Leases and Servitudes
• Sovereignty is passed to the lessee state by the lessor
state under a treaty for a certain duration.
• Ex- Panama Canal (US and Panama), Guantanamo Bay
(US and Cuba).
• Servitudes are exceptional restrictions on the territorial
sovereignty of one state to serve interests of another state.
• Ex- right to use ports or rivers in, or a right of way across,
the concerned territory;
• Constantinople Convention 1888.
• Wimbledon Case (1923).
• UOI v. Sukumar Sen Gupta (1990)
• Right to Passage over Indian Territory Case
Modes of loss of territory
• Dereliction- abandonment or relinquishment of
sovereignty. Corresponds with occupation.
• Operations of nature- corresponds with accretion.
• Prescription
• Cession
• Subjugation
• Secession- a state may lose a part of territory either
by revolt or peaceful means. Seceding parts become
independent states.
• Grant of independence by imperial states.
Uti possidetis
“As you possess”
• It is a Roman Law doctrine which was used to maintain
status quo during the pendency of a property dispute.

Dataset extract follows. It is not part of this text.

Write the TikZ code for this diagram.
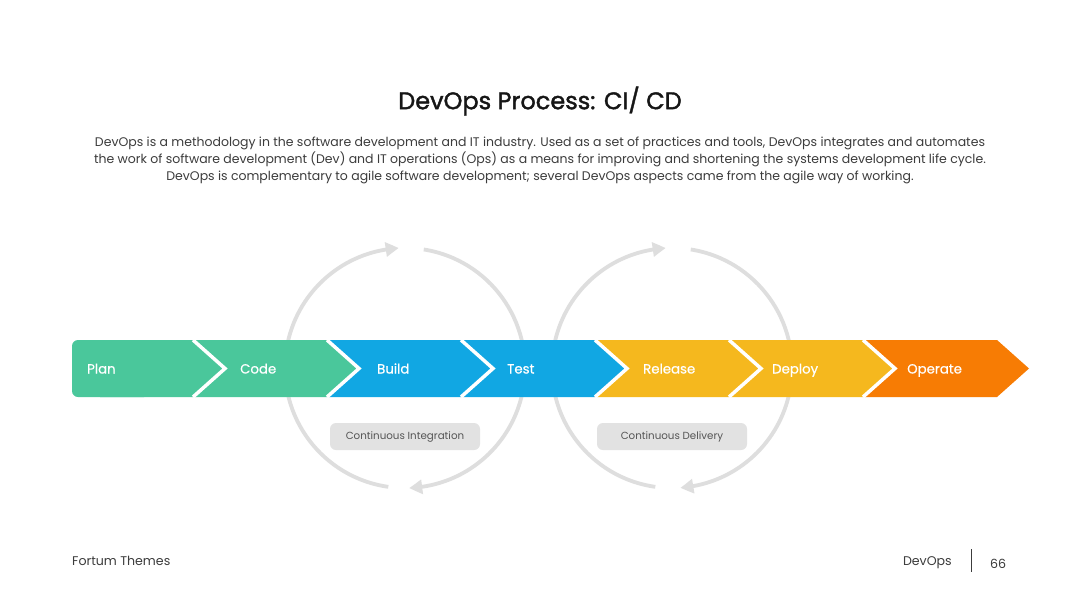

• In international law this doctrine has been used to
ascertain the boundaries of the newly decolonised states.
• According to the doctrine, the boundaries of the states
must be ascertained on the basis of the demarcation of
the administrative unit by the antecedent colonial power.
• In re Frontier Dispute (Burk. Faso/Mali), 1986- the
doctrine would take precedence in establishing borders
given the paramount importance of ‘stable borders in
maintaining the peace’, notwithstanding the importance
of the principle of self-determination.